--- start of DATASET SECTION ---
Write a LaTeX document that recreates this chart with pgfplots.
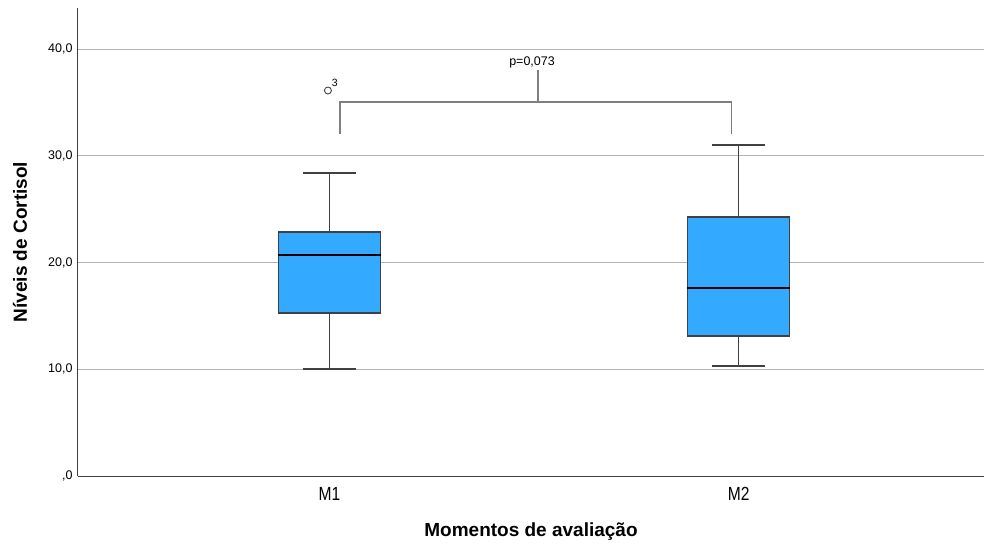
\documentclass[border=0pt]{standalone}
\usepackage{fontspec}
\setmainfont{Liberation Sans}
\usepackage{pgfplots}
\pgfplotsset{compat=1.18}
\definecolor{boxblue}{HTML}{33AAFF}
\definecolor{gridgray}{HTML}{B4B4B4}
\definecolor{brgray}{HTML}{7F7F7F}
\definecolor{axgray}{HTML}{404040}
\begin{document}
\begin{tikzpicture}
\useasboundingbox (-78pt,-74pt) rectangle (906pt,476pt);
\begin{axis}[
  scale only axis, width=906pt, height=468pt,
  xmin=0.385, xmax=2.6, ymin=0, ymax=43.84,
  axis x line=bottom, axis y line=left,
  axis line style={-, draw=axgray, line width=1pt},
  xtick={1,2}, xticklabels={M1,M2},
  ytick={0,10,20,30,40},
  yticklabels={{,0},{10,0},{20,0},{30,0},{40,0}},
  ymajorgrids, grid style={gridgray, line width=0.8pt},
  major tick length=0pt,
  x tick label style={font=\fontsize{19}{19}\selectfont, xscale=0.82, yshift=-8pt},
  y tick label style={font=\fontsize{12.5}{12.5}\selectfont, xshift=-2pt},
  xlabel={Momentos de avaliação},
  ylabel={Níveis de Cortisol},
  xlabel style={font=\bfseries\fontsize{19}{19}\selectfont, at={(axis description cs:0.5,-0.1197)}, anchor=center},
  ylabel style={font=\bfseries\fontsize{19}{19}\selectfont, at={(axis description cs:-0.064,0.5)}, anchor=center},
  clip=false,
]
% M1
\addplot[axgray, line width=1.2pt] coordinates {(1,22.86) (1,28.38)};
\addplot[axgray, line width=1.2pt] coordinates {(1,10.02) (1,15.27)};
\addplot[axgray, line width=1.2pt] coordinates {(0.935,28.38) (1.065,28.38)};
\addplot[axgray, line width=1.2pt] coordinates {(0.935,10.02) (1.065,10.02)};
\addplot[fill=boxblue, draw=axgray, line width=1.2pt] coordinates {(0.875,15.27) (1.125,15.27) (1.125,22.86) (0.875,22.86)} -- cycle;
\addplot[black, line width=2pt] coordinates {(0.875,20.70) (1.125,20.70)};
\addplot[only marks, mark=o, mark size=3.5pt, mark options={draw=axgray, line width=0.9pt}] coordinates {(0.996,36.11)};
% M2
\addplot[axgray, line width=1.2pt] coordinates {(2,24.26) (2,31.00)};
\addplot[axgray, line width=1.2pt] coordinates {(2,10.30) (2,13.11)};
\addplot[axgray, line width=1.2pt] coordinates {(1.935,31.00) (2.065,31.00)};
\addplot[axgray, line width=1.2pt] coordinates {(1.935,10.30) (2.065,10.30)};
\addplot[fill=boxblue, draw=axgray, line width=1.2pt] coordinates {(1.875,13.11) (2.125,13.11) (2.125,24.26) (1.875,24.26)} -- cycle;
\addplot[black, line width=2pt] coordinates {(1.875,17.61) (2.125,17.61)};
% bracket
\addplot[brgray, line width=1.5pt, mark=none] coordinates {(1.026,32.04) (1.026,35.03) (1.983,35.03) (1.983,32.04)};
\addplot[brgray, line width=1.5pt, mark=none] coordinates {(1.509,35.03) (1.509,38.03)};
\node[font=\fontsize{12.5}{12.5}\selectfont] at (axis cs:1.495,38.75) {p=0,073};
\node[font=\fontsize{10.5}{10.5}\selectfont] at (axis cs:1.013,36.8) {3};
\end{axis}
\end{tikzpicture}
\end{document}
--- end of DATASET SECTION ---
• **STATED PROBLEM**
Copy the listing word for word, excluding its pictures.

• **RESPONSE TO THE TASK**
Write a LaTeX document that recreates this chart with pgfplots.
\documentclass[border=0pt]{standalone}
\usepackage{fontspec}
\setmainfont{Liberation Sans}
\usepackage{pgfplots}
\pgfplotsset{compat=1.18}
\definecolor{boxblue}{HTML}{33AAFF}
\definecolor{gridgray}{HTML}{B4B4B4}
\definecolor{brgray}{HTML}{7F7F7F}
\definecolor{axgray}{HTML}{404040}
\begin{document}
\begin{tikzpicture}
\useasboundingbox (-78pt,-74pt) rectangle (906pt,476pt);
\begin{axis}[
  scale only axis, width=906pt, height=468pt,
  xmin=0.385, xmax=2.6, ymin=0, ymax=43.84,
  axis x line=bottom, axis y line=left,
  axis line style={-, draw=axgray, line width=1pt},
  xtick={1,2}, xticklabels={M1,M2},
  ytick={0,10,20,30,40},
  yticklabels={{,0},{10,0},{20,0},{30,0},{40,0}},
  ymajorgrids, grid style={gridgray, line width=0.8pt},
  major tick length=0pt,
  x tick label style={font=\fontsize{19}{19}\selectfont, xscale=0.82, yshift=-8pt},
  y tick label style={font=\fontsize{12.5}{12.5}\selectfont, xshift=-2pt},
  xlabel={Momentos de avaliação},
  ylabel={Níveis de Cortisol},
  xlabel style={font=\bfseries\fontsize{19}{19}\selectfont, at={(axis description cs:0.5,-0.1197)}, anchor=center},
  ylabel style={font=\bfseries\fontsize{19}{19}\selectfont, at={(axis description cs:-0.064,0.5)}, anchor=center},
  clip=false,
]
% M1
\addplot[axgray, line width=1.2pt] coordinates {(1,22.86) (1,28.38)};
\addplot[axgray, line width=1.2pt] coordinates {(1,10.02) (1,15.27)};
\addplot[axgray, line width=1.2pt] coordinates {(0.935,28.38) (1.065,28.38)};
\addplot[axgray, line width=1.2pt] coordinates {(0.935,10.02) (1.065,10.02)};
\addplot[fill=boxblue, draw=axgray, line width=1.2pt] coordinates {(0.875,15.27) (1.125,15.27) (1.125,22.86) (0.875,22.86)} -- cycle;
\addplot[black, line width=2pt] coordinates {(0.875,20.70) (1.125,20.70)};
\addplot[only marks, mark=o, mark size=3.5pt, mark options={draw=axgray, line width=0.9pt}] coordinates {(0.996,36.11)};
% M2
\addplot[axgray, line width=1.2pt] coordinates {(2,24.26) (2,31.00)};
\addplot[axgray, line width=1.2pt] coordinates {(2,10.30) (2,13.11)};
\addplot[axgray, line width=1.2pt] coordinates {(1.935,31.00) (2.065,31.00)};
\addplot[axgray, line width=1.2pt] coordinates {(1.935,10.30) (2.065,10.30)};
\addplot[fill=boxblue, draw=axgray, line width=1.2pt] coordinates {(1.875,13.11) (2.125,13.11) (2.125,24.26) (1.875,24.26)} -- cycle;
\addplot[black, line width=2pt] coordinates {(1.875,17.61) (2.125,17.61)};
% bracket
\addplot[brgray, line width=1.5pt, mark=none] coordinates {(1.026,32.04) (1.026,35.03) (1.983,35.03) (1.983,32.04)};
\addplot[brgray, line width=1.5pt, mark=none] coordinates {(1.509,35.03) (1.509,38.03)};
\node[font=\fontsize{12.5}{12.5}\selectfont] at (axis cs:1.495,38.75) {p=0,073};
\node[font=\fontsize{10.5}{10.5}\selectfont] at (axis cs:1.013,36.8) {3};
\end{axis}
\end{tikzpicture}
\end{document}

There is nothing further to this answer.